Data rows =
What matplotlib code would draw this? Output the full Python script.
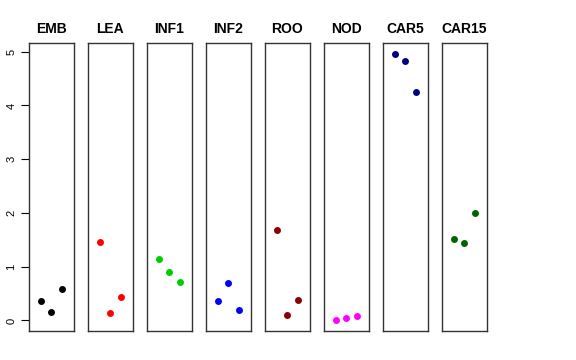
import matplotlib
matplotlib.use('Agg')
import matplotlib.pyplot as plt

plt.rcParams['font.family'] = ['Liberation Sans', 'DejaVu Sans']

tissues = ['EMB', 'LEA', 'INF1', 'INF2', 'ROO', 'NOD', 'CAR5', 'CAR15']
colors = ['black', 'red', '#00CD00', 'blue', '#8B0000', 'magenta', '#000080', '#006400']
reps = [1, 2, 3]
emb = [0.357, 0.158, 0.580]
lea = [1.460, 0.145, 0.443]
inf1 = [1.144, 0.902, 0.722]
inf2 = [0.363, 0.698, 0.201]
roo = [1.690, 0.102, 0.376]
nod = [0.003, 0.047, 0.078]
car5 = [4.964, 4.820, 4.257]
car15 = [1.516, 1.448, 2.000]
values = [emb, lea, inf1, inf2, roo, nod, car5, car15]

W, H = 576, 360
fig = plt.figure(figsize=(W / 100, H / 100), dpi=100)

ymin, ymax = 0.003, 4.964
pad = 0.04 * (ymax - ymin)

for i, (name, col, vals) in enumerate(zip(tissues, colors, values)):
    left = 29 + 59 * i
    ax = fig.add_axes([left / W, 29 / H, 44.5 / W, 288 / H])
    ax.plot(reps, vals, 'o', color=col, markersize=5, markeredgewidth=0)
    ax.set_xlim(-0.16, 4.16)
    ax.set_ylim(ymin - pad, ymax + pad)
    ax.set_xticks([])
    for s in ax.spines.values():
        s.set_color('#333333')
        s.set_linewidth(1)
    ax.set_title(name, fontsize=10, fontweight='bold', pad=7)
    if i == 0:
        ax.set_yticks([0, 1, 2, 3, 4, 5])
        ax.tick_params(axis='y', length=6, width=0.8, labelsize=8, pad=3)
        for lab in ax.get_yticklabels():
            lab.set_rotation(90)
            lab.set_va('center')
    else:
        ax.set_yticks([])

fig.savefig('out.png', dpi=100)
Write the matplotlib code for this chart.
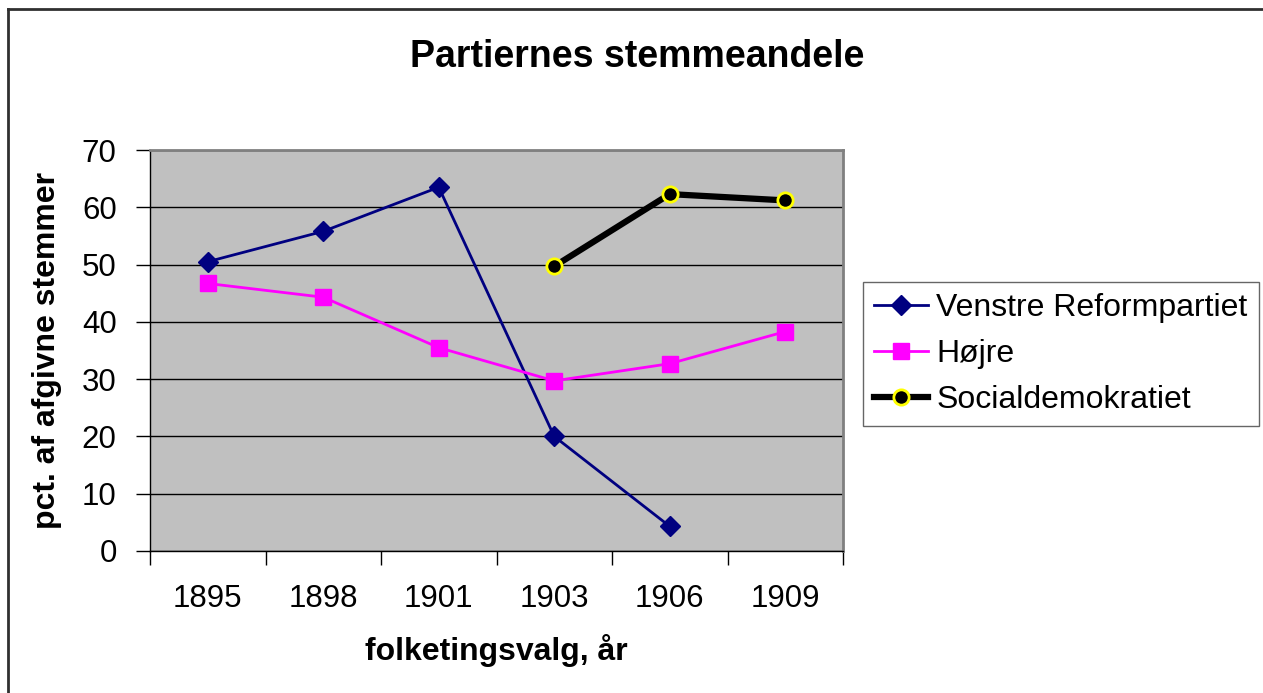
import numpy as np
import matplotlib
matplotlib.use('Agg')
from matplotlib import pyplot as plt
from matplotlib.lines import Line2D

plt.rcParams['font.family'] = ['Liberation Sans', 'DejaVu Sans']

# data
years = ['1895', '1898', '1901', '1903', '1906', '1909']
venstre = [50.5, 55.8, 63.5, 20.0, 4.3, np.nan]
hojre = [46.7, 44.3, 35.5, 29.7, 32.7, 38.3]
social = [np.nan, np.nan, np.nan, 49.7, 62.3, 61.2]

W, H = 1263, 693
fig = plt.figure(figsize=(W / 100, H / 100), dpi=100)
fig.patch.set_facecolor('white')

# plot area in pixels: left 150, right 843, top 150, bottom 551
ax = fig.add_axes([150 / W, (H - 551) / H, (843 - 150) / W, (551 - 150) / H])
ax.set_facecolor('#C0C0C0')

x = np.arange(len(years))
ax.plot(x, venstre, color='#000080', lw=2, marker='D', ms=10.5, mfc='#000080', mec='#000080',
        label='Venstre Reformpartiet', zorder=4)
ax.plot(x, hojre, color='#FF00FF', lw=2, marker='s', ms=11.5, mfc='#FF00FF', mec='#FF00FF',
        label='Højre', zorder=4)
ax.plot(x, social, color='black', lw=4.5, marker='o', ms=11, mfc='black', mec='#FFFF00', mew=2,
        label='Socialdemokratiet', zorder=5)

ax.set_ylim(0, 70)
ax.set_yticks(range(0, 71, 10))
ax.set_xlim(-0.5, len(years) - 0.5)
ax.set_xticks(np.arange(-0.5, len(years), 1))
ax.set_xticklabels([])
ax.set_xticks(x, minor=True)
ax.set_xticklabels(years, minor=True)
ax.tick_params(axis='x', which='major', length=10, width=1, direction='out', color='black')
ax.tick_params(axis='x', which='minor', length=0, pad=24, labelsize=22.5)
ax.tick_params(axis='y', length=10, width=1, direction='out', pad=14, labelsize=22.5)

ax.yaxis.grid(True, color='black', lw=1)
ax.set_axisbelow(True)

for s in ['top', 'right']:
    ax.spines[s].set_color('#808080')
    ax.spines[s].set_linewidth(2)
for s in ['left', 'bottom']:
    ax.spines[s].set_color('black')
    ax.spines[s].set_linewidth(1)

ax.set_xlabel('folketingsvalg, år', fontsize=23, fontweight='bold', labelpad=14)
ax.set_ylabel('pct. af afgivne stemmer', fontsize=23, fontweight='bold', labelpad=14)
fig.text(637 / W, 1 - 57 / H, 'Partiernes stemmeandele', fontsize=27, fontweight='bold',
         ha='center', va='center')

leg = fig.legend(loc='upper left', bbox_to_anchor=(863 / W, 1 - 282 / H), fontsize=23,
                 frameon=True, fancybox=False, edgecolor='#404040', handlelength=1.7,
                 handletextpad=0.25, labelspacing=0.5, borderpad=0.35, borderaxespad=0)
leg.get_frame().set_linewidth(1)

# outer chart frame: only its top and left edges fall inside the picture
fy = 1 - 9 / H
fx = 8 / W
fig.add_artist(Line2D([fx, fx], [0, fy], transform=fig.transFigure, color='#303030', lw=2))
fig.add_artist(Line2D([fx, 1], [fy, fy], transform=fig.transFigure, color='#303030', lw=2))

fig.savefig('out.png', dpi=100)
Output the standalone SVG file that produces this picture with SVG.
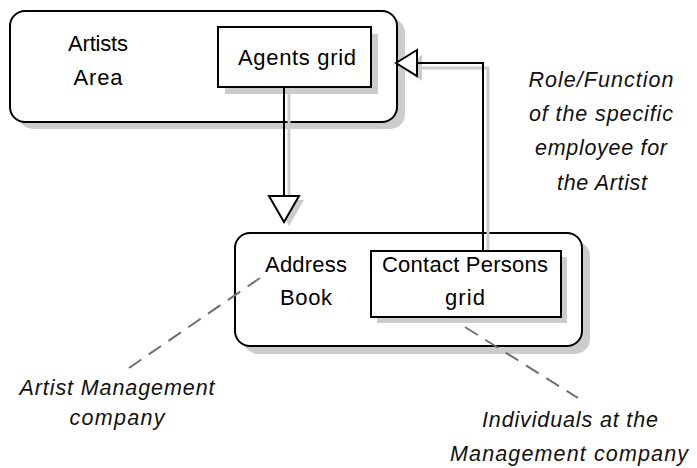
<svg xmlns="http://www.w3.org/2000/svg" width="697" height="468" viewBox="0 0 697 468">
  <style>
    .shadow { fill: #cccccc; stroke: none; }
    .frame { fill: #ffffff; stroke: #000000; stroke-width: 2; }
    .label { font-family: "Liberation Sans", Arial, sans-serif; font-size: 22px; fill: #000000; text-anchor: middle; }
    .note { font-family: "Liberation Sans", Arial, sans-serif; font-size: 21.5px; font-style: italic; fill: #111111; text-anchor: middle; }
    .wire { fill: none; stroke: #000000; stroke-width: 2; }
    .wire-shadow { fill: none; stroke: #cccccc; stroke-width: 3; }
    .head { fill: #ffffff; stroke: #000000; stroke-width: 2; stroke-linejoin: miter; }
    .head-shadow { fill: #cccccc; stroke: none; }
    .dash { fill: none; stroke: #6e6e6e; stroke-width: 2; stroke-dasharray: 15 9; }
  </style>

  <!-- Artists Area container with its Agents grid -->
  <g id="artists-area">
    <rect class="shadow" x="18" y="18" width="387" height="111" rx="15"/>
    <rect class="frame" x="10" y="11" width="387" height="111" rx="15"/>
    <text class="label" x="98" y="51" textLength="60" lengthAdjust="spacing">Artists</text>
    <text class="label" x="98" y="85" textLength="49" lengthAdjust="spacing">Area</text>
  </g>
  <g id="agents-grid">
    <rect class="shadow" x="225" y="34" width="153" height="60"/>
    <rect class="frame" x="218" y="27" width="153" height="60"/>
    <text class="label" x="297" y="65" textLength="118" lengthAdjust="spacing">Agents grid</text>
  </g>

  <!-- Address Book container with its Contact Persons grid -->
  <g id="address-book">
    <rect class="shadow" x="243" y="241" width="347" height="113" rx="15"/>
    <rect class="frame" x="235" y="233" width="347" height="113" rx="15"/>
    <text class="label" x="306" y="272" textLength="82" lengthAdjust="spacing">Address</text>
    <text class="label" x="306" y="305" textLength="52" lengthAdjust="spacing">Book</text>
  </g>
  <g id="contact-persons-grid">
    <rect class="shadow" x="377" y="257" width="190" height="66"/>
    <rect class="frame" x="371" y="251" width="190" height="66"/>
    <text class="label" x="465" y="272" textLength="166" lengthAdjust="spacing">Contact Persons</text>
    <text class="label" x="465" y="305" textLength="40" lengthAdjust="spacing">grid</text>
  </g>

  <!-- Free-standing notes -->
  <g id="role-note">
    <text class="note" x="601" y="87" textLength="145" lengthAdjust="spacing">Role/Function</text>
    <text class="note" x="601" y="121" textLength="144" lengthAdjust="spacing">of the specific</text>
    <text class="note" x="601" y="155" textLength="132" lengthAdjust="spacing">employee for</text>
    <text class="note" x="602" y="190" textLength="90" lengthAdjust="spacing">the Artist</text>
  </g>
  <g id="management-note">
    <text class="note" x="117" y="395" textLength="195" lengthAdjust="spacing">Artist Management</text>
    <text class="note" x="117" y="425" textLength="95" lengthAdjust="spacing">company</text>
  </g>
  <g id="individuals-note">
    <text class="note" x="570" y="427" textLength="176" lengthAdjust="spacing">Individuals at the</text>
    <text class="note" x="569" y="461" textLength="238" lengthAdjust="spacing">Management company</text>
  </g>

  <!-- Connectors -->
  <g id="connectors">
    <!-- Agents grid -> Address Book -->
    <line class="wire-shadow" x1="289" y1="92" x2="289" y2="198"/>
    <polygon class="head-shadow" points="274,200 304,200 289,226"/>
    <line class="wire" x1="284" y1="88" x2="284" y2="196"/>
    <polygon class="head" points="269,196 299,196 284,222"/>

    <!-- Contact Persons grid -> Agents grid area -->
    <polyline class="wire-shadow" points="488,250 488,68 420,68"/>
    <polygon class="head-shadow" points="401,68 422,55 422,81"/>
    <polyline class="wire" points="483,250 483,63 417,63"/>
    <polygon class="head" points="396,63 417,50 417,76"/>

    <!-- Annotation leaders -->
    <line class="dash" x1="260" y1="278" x2="129" y2="368"/>
    <line class="dash" x1="465" y1="327" x2="578" y2="398"/>
  </g>
</svg>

Written instruction =
Write out, exactly and with nothing added, everything from the line with "Write the matplotlib code for this chart." down to the line with "ax.set_facecolor('#C0C0C0')", both included. Drop any pictures.

Written response =
Write the matplotlib code for this chart.
import numpy as np
import matplotlib
matplotlib.use('Agg')
from matplotlib import pyplot as plt
from matplotlib.lines import Line2D

plt.rcParams['font.family'] = ['Liberation Sans', 'DejaVu Sans']

# data
years = ['1895', '1898', '1901', '1903', '1906', '1909']
venstre = [50.5, 55.8, 63.5, 20.0, 4.3, np.nan]
hojre = [46.7, 44.3, 35.5, 29.7, 32.7, 38.3]
social = [np.nan, np.nan, np.nan, 49.7, 62.3, 61.2]

W, H = 1263, 693
fig = plt.figure(figsize=(W / 100, H / 100), dpi=100)
fig.patch.set_facecolor('white')

# plot area in pixels: left 150, right 843, top 150, bottom 551
ax = fig.add_axes([150 / W, (H - 551) / H, (843 - 150) / W, (551 - 150) / H])
ax.set_facecolor('#C0C0C0')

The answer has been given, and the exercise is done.